Cheryl Clarke

American writer

Cheryl L. Clarke (born Washington DC, May 16, 1947) is a lesbian poet, essayist, educator and a Black feminist community activist.


  • For a woman to be a lesbian in a male-supremacist, capitalist, misogynist, racist, homophobic, imperialist culture, such at that of North America, is an act of resistance.

Interview with Feministing (2014)

  • When I read Homosexual: Oppression and Liberation by Dennis Altman in 1972, I came to understand the relationships among systems of oppression, issues of power over and enforced powerlessness–like my friend in her abusive marriage; or like African-Americans living in Mississippi particularly prior to World War II; or gay people trying to avoid detection in a government job during the McCarthy fifties. I got more involved in feminist thinking when I first came out as a lesbian in 1973, when I met up with black lesbians in a group called Salsa Soul Sisters, and through white lesbian friends of mine in New Brunswick, N.J.
  • Lately, I find myself even more committed to feminism, especially for young women. I see it as something that could possibly save one’s life.
  • As I said often about the Black Power/Black Arts Movements: we need our history, our culture, our literature. And this is what a whole multicultural generation of lesbians engaged in the 1980’s – creating cultural institutions so that we could live our lives with determination, decision, and yes, of course, pride.

Interview with outhistory

  • I would say to young people about putting your body on the street, having never done that myself in any way that endangered my life, assess the purpose and the goals. Is the gesture symbolic--if so is it worth risking arrest or endangering your life? The March on Washington was a grand symbolic gesture. And television--the parent of the Internet--revealed a sea change in American opinion about injustice on the basis of race. A national conversation about racial injustice began with the March; and it hasn't really stopped, though it goes out of fashion for some. Now, if only we could have a national conversation about slavery.
  • I would also say to young people, be among people as you make your decisions about the way you fight injustice, because the struggle should not be a solitary, individualist endeavor. I don't believe courage springs full-blown like Athena from the head of Zeus (pardon this descent to the Greeks.). I think it has to be developed. Develop your courage in concert with others who share your longing for change. I gained the courage to live as a lesbian because I saw other black lesbians out there in the street talking about Pride.
  • (What lessons would you pass on to young LGBTQ activists?") Learn your limits. Also, what other strategies of dissent are in operation besides the "putting of one's body on the street"? Should you be engaged in registering voters in areas where there is historic discrimination and repression, radical blogging, educating others and educating yourself about radical life choices, feeding the hungry where no one else is, confronting lawmakers who are doing the opposite of what you put them in office to do, working at local levels?

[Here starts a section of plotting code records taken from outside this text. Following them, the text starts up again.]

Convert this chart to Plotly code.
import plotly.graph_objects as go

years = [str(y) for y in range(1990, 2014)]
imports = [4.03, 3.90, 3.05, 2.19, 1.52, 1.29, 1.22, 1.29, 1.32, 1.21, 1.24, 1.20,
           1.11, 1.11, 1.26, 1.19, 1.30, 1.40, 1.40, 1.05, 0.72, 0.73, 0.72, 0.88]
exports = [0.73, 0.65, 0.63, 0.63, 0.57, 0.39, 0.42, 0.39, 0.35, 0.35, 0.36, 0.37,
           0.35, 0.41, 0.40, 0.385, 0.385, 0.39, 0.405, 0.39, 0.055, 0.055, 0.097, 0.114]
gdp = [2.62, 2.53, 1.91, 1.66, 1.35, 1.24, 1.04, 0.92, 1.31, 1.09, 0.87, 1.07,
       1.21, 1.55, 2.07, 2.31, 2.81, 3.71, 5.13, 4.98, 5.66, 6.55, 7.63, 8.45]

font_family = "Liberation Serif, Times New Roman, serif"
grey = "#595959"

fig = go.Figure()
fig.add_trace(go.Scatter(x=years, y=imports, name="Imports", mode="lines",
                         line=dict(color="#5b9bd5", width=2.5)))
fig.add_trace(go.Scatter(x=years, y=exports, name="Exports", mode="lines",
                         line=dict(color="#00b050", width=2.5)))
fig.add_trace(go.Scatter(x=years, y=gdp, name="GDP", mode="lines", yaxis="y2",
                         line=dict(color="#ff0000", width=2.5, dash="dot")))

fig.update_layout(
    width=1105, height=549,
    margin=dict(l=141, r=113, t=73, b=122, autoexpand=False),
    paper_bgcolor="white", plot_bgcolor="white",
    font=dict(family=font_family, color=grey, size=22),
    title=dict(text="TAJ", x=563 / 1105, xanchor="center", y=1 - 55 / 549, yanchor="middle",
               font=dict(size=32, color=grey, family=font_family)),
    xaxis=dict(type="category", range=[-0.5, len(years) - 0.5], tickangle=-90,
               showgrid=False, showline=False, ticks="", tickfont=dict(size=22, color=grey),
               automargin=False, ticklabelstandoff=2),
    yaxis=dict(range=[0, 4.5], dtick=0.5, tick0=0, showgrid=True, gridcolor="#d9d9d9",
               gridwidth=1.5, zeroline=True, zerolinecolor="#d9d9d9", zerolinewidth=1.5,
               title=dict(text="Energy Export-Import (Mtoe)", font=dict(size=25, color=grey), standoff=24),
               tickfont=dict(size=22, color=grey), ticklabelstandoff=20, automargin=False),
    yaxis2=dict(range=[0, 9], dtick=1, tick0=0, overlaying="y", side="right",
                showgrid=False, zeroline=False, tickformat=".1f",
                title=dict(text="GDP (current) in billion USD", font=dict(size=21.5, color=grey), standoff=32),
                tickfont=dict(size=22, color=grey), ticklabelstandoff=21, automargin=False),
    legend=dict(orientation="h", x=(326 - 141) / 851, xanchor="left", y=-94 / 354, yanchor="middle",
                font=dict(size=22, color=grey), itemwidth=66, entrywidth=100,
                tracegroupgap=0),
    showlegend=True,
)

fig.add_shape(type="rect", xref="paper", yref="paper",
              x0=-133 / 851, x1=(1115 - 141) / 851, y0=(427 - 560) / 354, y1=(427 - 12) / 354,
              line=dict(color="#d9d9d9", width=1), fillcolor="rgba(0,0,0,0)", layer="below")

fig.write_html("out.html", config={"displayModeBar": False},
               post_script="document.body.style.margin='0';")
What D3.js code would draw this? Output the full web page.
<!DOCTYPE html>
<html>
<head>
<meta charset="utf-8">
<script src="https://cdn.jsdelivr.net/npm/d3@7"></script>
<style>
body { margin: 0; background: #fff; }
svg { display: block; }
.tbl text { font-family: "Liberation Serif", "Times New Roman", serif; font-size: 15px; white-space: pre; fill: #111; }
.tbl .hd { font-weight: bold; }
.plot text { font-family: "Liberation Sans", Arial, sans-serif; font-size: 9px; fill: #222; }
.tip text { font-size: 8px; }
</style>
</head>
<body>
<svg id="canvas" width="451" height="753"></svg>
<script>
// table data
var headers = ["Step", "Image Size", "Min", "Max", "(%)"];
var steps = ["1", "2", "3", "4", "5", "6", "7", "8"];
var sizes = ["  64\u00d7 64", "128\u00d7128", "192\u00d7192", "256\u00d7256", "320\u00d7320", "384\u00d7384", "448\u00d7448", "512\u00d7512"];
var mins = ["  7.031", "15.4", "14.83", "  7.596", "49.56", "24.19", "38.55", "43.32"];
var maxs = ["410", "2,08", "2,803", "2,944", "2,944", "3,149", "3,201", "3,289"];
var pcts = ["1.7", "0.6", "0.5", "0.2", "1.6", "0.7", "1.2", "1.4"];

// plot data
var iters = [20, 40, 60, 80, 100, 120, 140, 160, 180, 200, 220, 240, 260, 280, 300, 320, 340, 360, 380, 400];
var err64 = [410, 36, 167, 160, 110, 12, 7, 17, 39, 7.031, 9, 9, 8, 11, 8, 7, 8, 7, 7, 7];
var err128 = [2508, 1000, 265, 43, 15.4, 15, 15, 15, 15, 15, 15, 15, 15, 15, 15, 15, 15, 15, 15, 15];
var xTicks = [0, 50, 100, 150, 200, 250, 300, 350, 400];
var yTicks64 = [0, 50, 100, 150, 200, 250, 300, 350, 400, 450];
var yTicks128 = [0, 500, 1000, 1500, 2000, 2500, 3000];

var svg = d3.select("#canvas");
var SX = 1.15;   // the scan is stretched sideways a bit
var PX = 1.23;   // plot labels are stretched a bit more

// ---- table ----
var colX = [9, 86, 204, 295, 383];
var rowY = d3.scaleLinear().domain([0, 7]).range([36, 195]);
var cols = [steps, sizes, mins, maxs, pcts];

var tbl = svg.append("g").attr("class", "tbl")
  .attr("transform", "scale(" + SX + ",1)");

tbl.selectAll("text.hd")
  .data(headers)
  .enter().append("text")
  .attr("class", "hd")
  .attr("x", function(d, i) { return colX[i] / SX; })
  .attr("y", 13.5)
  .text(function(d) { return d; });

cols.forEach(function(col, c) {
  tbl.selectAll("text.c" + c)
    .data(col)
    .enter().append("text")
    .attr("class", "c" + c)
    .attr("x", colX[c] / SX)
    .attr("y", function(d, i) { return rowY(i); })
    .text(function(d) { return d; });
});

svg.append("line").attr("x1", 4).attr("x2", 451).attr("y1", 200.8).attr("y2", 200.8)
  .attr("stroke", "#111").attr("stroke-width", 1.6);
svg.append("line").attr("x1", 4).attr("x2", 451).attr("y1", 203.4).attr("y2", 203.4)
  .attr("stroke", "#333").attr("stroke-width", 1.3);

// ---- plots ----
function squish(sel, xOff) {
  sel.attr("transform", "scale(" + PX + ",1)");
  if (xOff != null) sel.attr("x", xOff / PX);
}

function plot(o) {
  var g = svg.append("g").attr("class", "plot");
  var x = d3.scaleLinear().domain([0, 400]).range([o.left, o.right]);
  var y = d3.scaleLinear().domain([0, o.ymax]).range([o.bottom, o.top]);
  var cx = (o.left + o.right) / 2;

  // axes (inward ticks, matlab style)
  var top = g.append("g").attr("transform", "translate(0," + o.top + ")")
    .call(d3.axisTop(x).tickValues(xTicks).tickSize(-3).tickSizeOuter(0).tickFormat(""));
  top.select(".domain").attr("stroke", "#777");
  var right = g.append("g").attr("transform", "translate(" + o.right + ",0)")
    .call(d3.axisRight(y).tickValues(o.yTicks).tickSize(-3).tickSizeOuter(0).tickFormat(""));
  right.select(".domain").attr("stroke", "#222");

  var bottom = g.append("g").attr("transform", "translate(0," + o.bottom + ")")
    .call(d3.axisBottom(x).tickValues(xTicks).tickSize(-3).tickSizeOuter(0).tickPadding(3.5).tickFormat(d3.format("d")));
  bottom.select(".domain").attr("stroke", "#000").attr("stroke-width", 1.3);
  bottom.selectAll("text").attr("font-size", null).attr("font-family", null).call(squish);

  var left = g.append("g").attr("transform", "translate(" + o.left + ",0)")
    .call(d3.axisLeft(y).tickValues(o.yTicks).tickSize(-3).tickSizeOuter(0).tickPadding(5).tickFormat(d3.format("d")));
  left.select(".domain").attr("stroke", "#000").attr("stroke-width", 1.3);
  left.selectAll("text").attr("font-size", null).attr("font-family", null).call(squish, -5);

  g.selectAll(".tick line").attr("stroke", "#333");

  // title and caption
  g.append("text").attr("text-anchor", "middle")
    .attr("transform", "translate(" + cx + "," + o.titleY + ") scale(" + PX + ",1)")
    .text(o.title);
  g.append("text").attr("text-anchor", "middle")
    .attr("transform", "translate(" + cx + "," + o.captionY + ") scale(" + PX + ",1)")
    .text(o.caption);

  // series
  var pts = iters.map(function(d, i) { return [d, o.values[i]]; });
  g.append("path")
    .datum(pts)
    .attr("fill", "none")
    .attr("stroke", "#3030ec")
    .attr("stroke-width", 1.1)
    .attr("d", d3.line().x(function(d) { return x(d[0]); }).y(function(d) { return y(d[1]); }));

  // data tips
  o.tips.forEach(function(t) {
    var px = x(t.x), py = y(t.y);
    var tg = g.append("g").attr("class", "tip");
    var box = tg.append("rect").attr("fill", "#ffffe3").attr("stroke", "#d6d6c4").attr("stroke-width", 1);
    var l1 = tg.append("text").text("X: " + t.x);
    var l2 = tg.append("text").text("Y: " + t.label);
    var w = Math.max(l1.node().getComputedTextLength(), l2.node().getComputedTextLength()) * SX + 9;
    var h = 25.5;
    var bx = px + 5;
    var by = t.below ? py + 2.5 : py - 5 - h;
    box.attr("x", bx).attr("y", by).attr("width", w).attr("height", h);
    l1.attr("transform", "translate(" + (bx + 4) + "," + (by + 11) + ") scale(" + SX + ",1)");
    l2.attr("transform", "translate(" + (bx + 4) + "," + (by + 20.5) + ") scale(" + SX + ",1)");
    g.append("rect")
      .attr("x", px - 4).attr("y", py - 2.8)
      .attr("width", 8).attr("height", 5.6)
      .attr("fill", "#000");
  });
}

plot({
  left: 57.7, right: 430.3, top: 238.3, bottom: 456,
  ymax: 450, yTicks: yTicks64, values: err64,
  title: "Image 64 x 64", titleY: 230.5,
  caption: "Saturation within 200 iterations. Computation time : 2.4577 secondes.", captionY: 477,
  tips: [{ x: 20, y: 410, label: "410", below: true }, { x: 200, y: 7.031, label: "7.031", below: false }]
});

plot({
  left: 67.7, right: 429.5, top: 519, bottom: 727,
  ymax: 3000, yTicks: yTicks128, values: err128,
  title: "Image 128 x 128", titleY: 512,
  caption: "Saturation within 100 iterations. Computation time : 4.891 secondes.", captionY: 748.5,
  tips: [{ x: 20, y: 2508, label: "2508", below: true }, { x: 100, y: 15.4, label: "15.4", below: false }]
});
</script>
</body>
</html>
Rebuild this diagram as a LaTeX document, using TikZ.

Quotes about Cheryl Clarke

  • Certainly, in the Black literary community in particular, those of us who are Black Lesbian writers are frequently, as Barbara Smith recently said with her characteristic wit and pointedness, "the 13th Fairy." Who's the 13th Fairy? That is the godmother who is always forgotten, who is not invited to the ball, or invited too late. Black Lesbian writers are very frequently the "13th Fairy" of Black arts. For example, look at the writers invited to present at the recent Black Arts Festival held in Atlanta...The Black Lesbian-bashing that takes place in the Black Arts Movement is notorious, and I don't have to discuss that here, or discuss the origins of it, but the fact that it still exists when our communities need cultural workers of vision so much is terribly wasteful. When I talk about battling silences, battling invisibility, battling trivializations, I am not only speaking about fighting them in the white literary establishment. If establishment Black male writers cannot see that Barbara Smith and Cheryl Clarke and Pat Parker and I are their sisters in struggle, and that we fight on the same side, then the question is, "What are we fighting for?"
    • 1990 interview in Conversations with Audre Lorde (2004)
  • the Gay and Lesbian community contributes to this invisibility. What do you think it means when Lambda Rising, Washington D.C.'s Gay bookstore, that says it "celebrates the Gay experience," takes a full page ad in Blacklight and does not include one single title by a Black Lesbian? Should Barbara Smith, Pat Parker, Ann Shockley, Cheryl Clarke and others, laugh or cry? It's not only the literary establishment that renders us invisible.
    • 1984 interview in Conversations with Audre Lorde (2004)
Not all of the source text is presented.